Restate each line word for word. Leave out every picture.

_DATA SEGMENT:_

## Start

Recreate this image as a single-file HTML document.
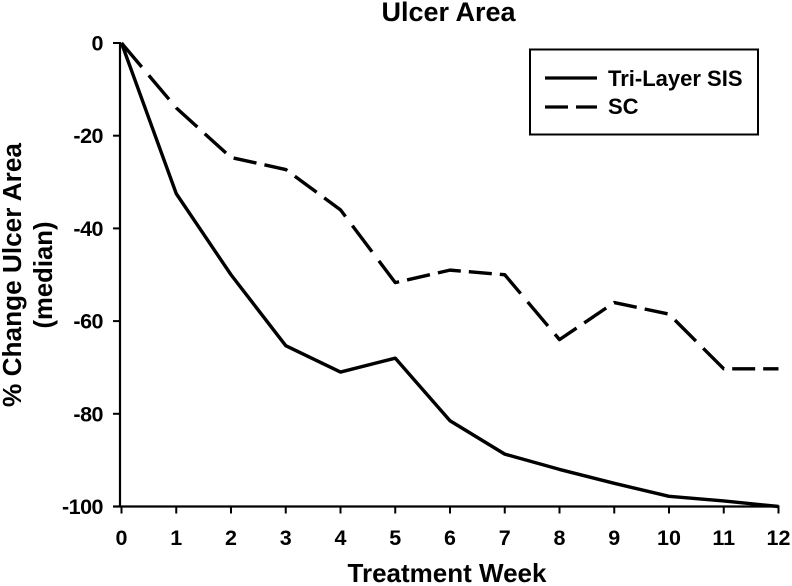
<!DOCTYPE html>
<html>
<head>
<meta charset="utf-8">
<style>
html,body{margin:0;padding:0;background:#fff;width:792px;height:586px;overflow:hidden}
svg{display:block}
text{font-family:"Liberation Sans",Arial,sans-serif;font-weight:bold;fill:#000}
</style>
</head>
<body>
<svg id="chart" width="792" height="586" viewBox="0 0 792 586" xmlns="http://www.w3.org/2000/svg">
<text x="448.5" y="21" font-size="27" text-anchor="middle">Ulcer Area</text>
<text transform="translate(21,275) rotate(-90)" font-size="26.2" text-anchor="middle">% Change Ulcer Area</text>
<text transform="translate(52,275) rotate(-90)" font-size="25.7" text-anchor="middle">(median)</text>
<text x="447" y="582" font-size="26" text-anchor="middle">Treatment Week</text>
<g id="axes"></g>
<g id="series"></g>
<g>
<rect x="530" y="49.5" width="228" height="85" fill="#fff" stroke="#000" stroke-width="2"/>
<line x1="545" y1="78" x2="597" y2="78" stroke="#000" stroke-width="3.2"/>
<text x="608" y="86" font-size="22">Tri-Layer SIS</text>
<line x1="545" y1="107" x2="597" y2="107" stroke="#000" stroke-width="3.2" stroke-dasharray="23 8"/>
<text x="608" y="114" font-size="22">SC</text>
</g>
</svg>
<script>
var weeks = [0,1,2,3,4,5,6,7,8,9,10,11,12];
var triLayerSis = [0,-32.5,-50,-65.3,-71,-68,-81.5,-88.7,-92,-95,-97.8,-98.8,-100];
var sc = [0,-14,-24.7,-27.3,-36,-51.7,-49,-50,-64,-56,-58.5,-70.3,-70.3];
var yTicks = [0,-20,-40,-60,-80,-100];
var xTicks = [0,1,2,3,4,5,6,7,8,9,10,11,12];

var NS = 'http://www.w3.org/2000/svg';
function xPos(v){ return 121.5 + (v - 0) * (778.5 - 121.5) / 12; }
function yPos(v){ return 43 + (0 - v) * (506.5 - 43) / 100; }
function make(tag, attrs, parent){
  var el = document.createElementNS(NS, tag);
  for (var k in attrs) el.setAttribute(k, attrs[k]);
  parent.appendChild(el);
  return el;
}
var axes = document.getElementById('axes');
var spineY = make('line', {x1:120, y1:yPos(0)-1, x2:120, y2:yPos(-100)+1, stroke:'#000', 'stroke-width':2.2}, axes);


var spineX = make('line', {x1:113, y1:yPos(-100), x2:xPos(12)+1, y2:yPos(-100), stroke:'#000', 'stroke-width':2.2}, axes);



yTicks.forEach(function(t){
  var y = yPos(t);
  var tick = make('line', {x1:113, y1:y, x2:120, y2:y, stroke:'#000', 'stroke-width':2}, axes);
  
  
  var label = make('text', {x:103, y:y+7.5, 'font-size':21.5, 'text-anchor':'end', 'letter-spacing':'-0.5'}, axes);
  
  
  label.textContent = t;
});
xTicks.forEach(function(t){
  var x = xPos(t);
  var tick = make('line', {x1:x, y1:yPos(-100), x2:x, y2:yPos(-100)+7, stroke:'#000', 'stroke-width':2}, axes);
  
  
  var label = make('text', {x:x, y:545, 'font-size':21.5, 'text-anchor':'middle'}, axes);
  
  
  label.textContent = t;
});

function points(vals){
  return vals.map(function(v, i){ return xPos(weeks[i]) + ',' + yPos(v); }).join(' ');
}
/* The source image is vertically stretched, so dash length is measured with y compressed. */
function dashedPath(vals, dash, gap, ySquash){
  var d = '', period = dash + gap, travelled = 0;
  for (var i = 0; i < vals.length - 1; i++){
    var x0 = xPos(weeks[i]), y0 = yPos(vals[i]);
    var x1 = xPos(weeks[i + 1]), y1 = yPos(vals[i + 1]);
    var len = Math.sqrt(Math.pow(x1 - x0, 2) + Math.pow((y1 - y0) / ySquash, 2));
    var pos = 0;
    while (pos < len){
      var phase = (travelled + pos) % period;
      var on = phase < dash;
      var step = Math.min(on ? dash - phase : period - phase, len - pos);
      if (on){
        var a = pos / len, b = (pos + step) / len;
        var sx = x0 + (x1 - x0) * a, sy = y0 + (y1 - y0) * a;
        var ex = x0 + (x1 - x0) * b, ey = y0 + (y1 - y0) * b;
        d += (phase === 0 || pos === 0 && i === 0 ? 'M' : (pos === 0 ? 'L' : 'M')) + sx.toFixed(2) + ' ' + sy.toFixed(2) + 'L' + ex.toFixed(2) + ' ' + ey.toFixed(2);
      }
      pos += step;
    }
    travelled += len;
  }
  return d;
}
var group = document.getElementById('series');
var lineSis = make('polyline', {points:points(triLayerSis), fill:'none', stroke:'#000', 'stroke-width':3.4, 'stroke-linejoin':'round'}, group);


var lineSc = make('path', {d:dashedPath(sc, 23, 8, 2.2), fill:'none', stroke:'#000', 'stroke-width':3.4, 'stroke-linejoin':'round'}, group);


</script>
</body>
</html>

## End

_RESPONSE TO THE TASK:_
Recreate this image as a single-file HTML document.
<!DOCTYPE html>
<html>
<head>
<meta charset="utf-8">
<style>
html,body{margin:0;padding:0;background:#fff;width:792px;height:586px;overflow:hidden}
svg{display:block}
text{font-family:"Liberation Sans",Arial,sans-serif;font-weight:bold;fill:#000}
</style>
</head>
<body>
<svg id="chart" width="792" height="586" viewBox="0 0 792 586" xmlns="http://www.w3.org/2000/svg">
<text x="448.5" y="21" font-size="27" text-anchor="middle">Ulcer Area</text>
<text transform="translate(21,275) rotate(-90)" font-size="26.2" text-anchor="middle">% Change Ulcer Area</text>
<text transform="translate(52,275) rotate(-90)" font-size="25.7" text-anchor="middle">(median)</text>
<text x="447" y="582" font-size="26" text-anchor="middle">Treatment Week</text>
<g id="axes"></g>
<g id="series"></g>
<g>
<rect x="530" y="49.5" width="228" height="85" fill="#fff" stroke="#000" stroke-width="2"/>
<line x1="545" y1="78" x2="597" y2="78" stroke="#000" stroke-width="3.2"/>
<text x="608" y="86" font-size="22">Tri-Layer SIS</text>
<line x1="545" y1="107" x2="597" y2="107" stroke="#000" stroke-width="3.2" stroke-dasharray="23 8"/>
<text x="608" y="114" font-size="22">SC</text>
</g>
</svg>
<script>
var weeks = [0,1,2,3,4,5,6,7,8,9,10,11,12];
var triLayerSis = [0,-32.5,-50,-65.3,-71,-68,-81.5,-88.7,-92,-95,-97.8,-98.8,-100];
var sc = [0,-14,-24.7,-27.3,-36,-51.7,-49,-50,-64,-56,-58.5,-70.3,-70.3];
var yTicks = [0,-20,-40,-60,-80,-100];
var xTicks = [0,1,2,3,4,5,6,7,8,9,10,11,12];

var NS = 'http://www.w3.org/2000/svg';
function xPos(v){ return 121.5 + (v - 0) * (778.5 - 121.5) / 12; }
function yPos(v){ return 43 + (0 - v) * (506.5 - 43) / 100; }
function make(tag, attrs, parent){
  var el = document.createElementNS(NS, tag);
  for (var k in attrs) el.setAttribute(k, attrs[k]);
  parent.appendChild(el);
  return el;
}
var axes = document.getElementById('axes');
var spineY = make('line', {x1:120, y1:yPos(0)-1, x2:120, y2:yPos(-100)+1, stroke:'#000', 'stroke-width':2.2}, axes);


var spineX = make('line', {x1:113, y1:yPos(-100), x2:xPos(12)+1, y2:yPos(-100), stroke:'#000', 'stroke-width':2.2}, axes);



yTicks.forEach(function(t){
  var y = yPos(t);
  var tick = make('line', {x1:113, y1:y, x2:120, y2:y, stroke:'#000', 'stroke-width':2}, axes);
  
  
  var label = make('text', {x:103, y:y+7.5, 'font-size':21.5, 'text-anchor':'end', 'letter-spacing':'-0.5'}, axes);
  
  
  label.textContent = t;
});
xTicks.forEach(function(t){
  var x = xPos(t);
  var tick = make('line', {x1:x, y1:yPos(-100), x2:x, y2:yPos(-100)+7, stroke:'#000', 'stroke-width':2}, axes);
  
  
  var label = make('text', {x:x, y:545, 'font-size':21.5, 'text-anchor':'middle'}, axes);
  
  
  label.textContent = t;
});

function points(vals){
  return vals.map(function(v, i){ return xPos(weeks[i]) + ',' + yPos(v); }).join(' ');
}
/* The source image is vertically stretched, so dash length is measured with y compressed. */
function dashedPath(vals, dash, gap, ySquash){
  var d = '', period = dash + gap, travelled = 0;
  for (var i = 0; i < vals.length - 1; i++){
    var x0 = xPos(weeks[i]), y0 = yPos(vals[i]);
    var x1 = xPos(weeks[i + 1]), y1 = yPos(vals[i + 1]);
    var len = Math.sqrt(Math.pow(x1 - x0, 2) + Math.pow((y1 - y0) / ySquash, 2));
    var pos = 0;
    while (pos < len){
      var phase = (travelled + pos) % period;
      var on = phase < dash;
      var step = Math.min(on ? dash - phase : period - phase, len - pos);
      if (on){
        var a = pos / len, b = (pos + step) / len;
        var sx = x0 + (x1 - x0) * a, sy = y0 + (y1 - y0) * a;
        var ex = x0 + (x1 - x0) * b, ey = y0 + (y1 - y0) * b;
        d += (phase === 0 || pos === 0 && i === 0 ? 'M' : (pos === 0 ? 'L' : 'M')) + sx.toFixed(2) + ' ' + sy.toFixed(2) + 'L' + ex.toFixed(2) + ' ' + ey.toFixed(2);
      }
      pos += step;
    }
    travelled += len;
  }
  return d;
}
var group = document.getElementById('series');
var lineSis = make('polyline', {points:points(triLayerSis), fill:'none', stroke:'#000', 'stroke-width':3.4, 'stroke-linejoin':'round'}, group);


var lineSc = make('path', {d:dashedPath(sc, 23, 8, 2.2), fill:'none', stroke:'#000', 'stroke-width':3.4, 'stroke-linejoin':'round'}, group);


</script>
</body>
</html>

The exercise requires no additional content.